Which design process is generally best for you?
I usually feel something growing in my soul, and not so much in my mind. Usually when I’m in my studio over the weekend, I’m hands-on experimenting and creating concept models and atmosphere models that may or may not later translate into a built project. I try to think and design from different perspectives, both individual and collective. Later, I like to discuss these ideas with my family and friends. My wife, children, colleagues, clients and guests all give me additional ideas that I bring to the design in one way or another.
The models that I create while developing the projects then live with me for a while, but I don’t work on them. I just let them sit there and check to see if there’s a strong resonance between me and the models, trying to see if the connection strengthens or dissuades over time.
If these ideas are later translated into a project, I am nevertheless always interested in a certain uncontrollability, to leave a certain openness and freedom for new developments within the project.
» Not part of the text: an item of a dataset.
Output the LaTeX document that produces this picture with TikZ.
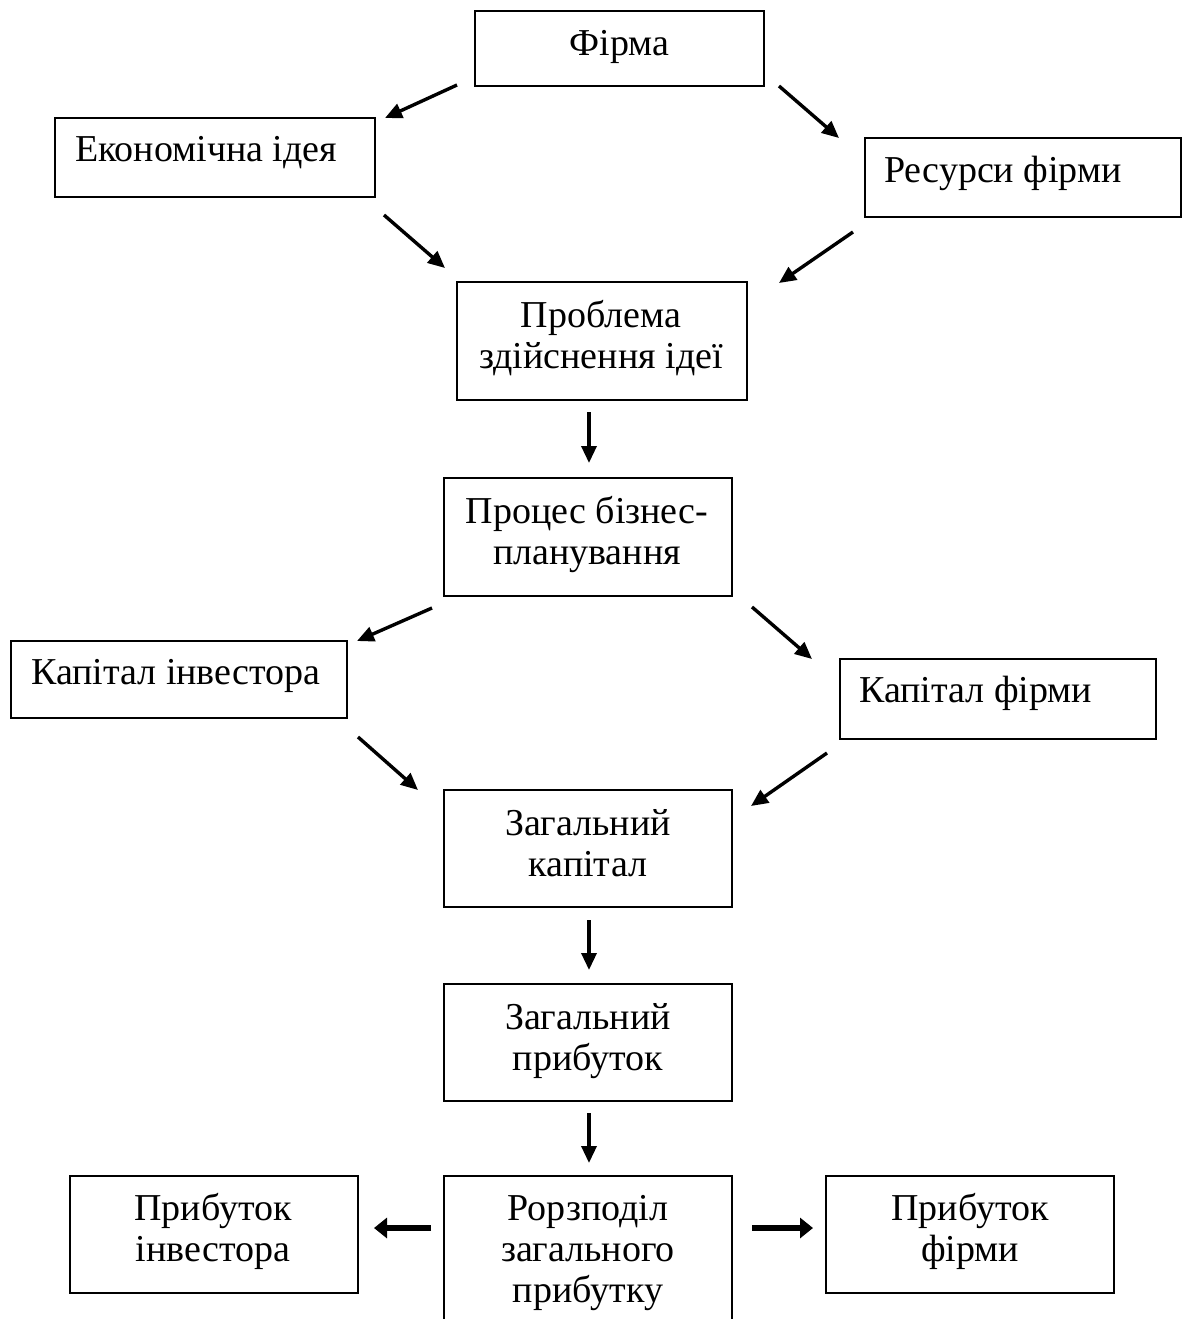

I like when things are unfinished and leave room for speculation, open interpretation and new ideas.
I like the concept of leaving my projects “unfinished” in a way that leaves room for deeper user connections over time. Leaving space for other developments results in flexible space, but at the same time it also gives the project a sense of long-term sustainability.
After this careful and thoughtful process, what is your approach for the next steps?
Once the project is underway, we always work in close interaction with customers, local users and the craftsmen who will collaborate in the construction. We actively involve people, not only in the design but also in the construction process.
Our projects create atmospheric places to reach people on an emotional level. This often leads to generating an intuitive impulse to action in people, as in the case of Open Mind Places, where all facilities were built with the local community. This makes the construction stage enjoyable, not only because of the collaboration but also because it makes users feel a sense of belonging to the built work once it is placed on the community.
Our goal is to help reconnect the built, natural and social environment.
Regarding materiality, we always integrate natural and recycled materials from the start of the project and there is a lot of experimentation with the material itself. Using available resources ensures that the people building will manage the construction techniques, and of course is a sustainable approach to delivering the project.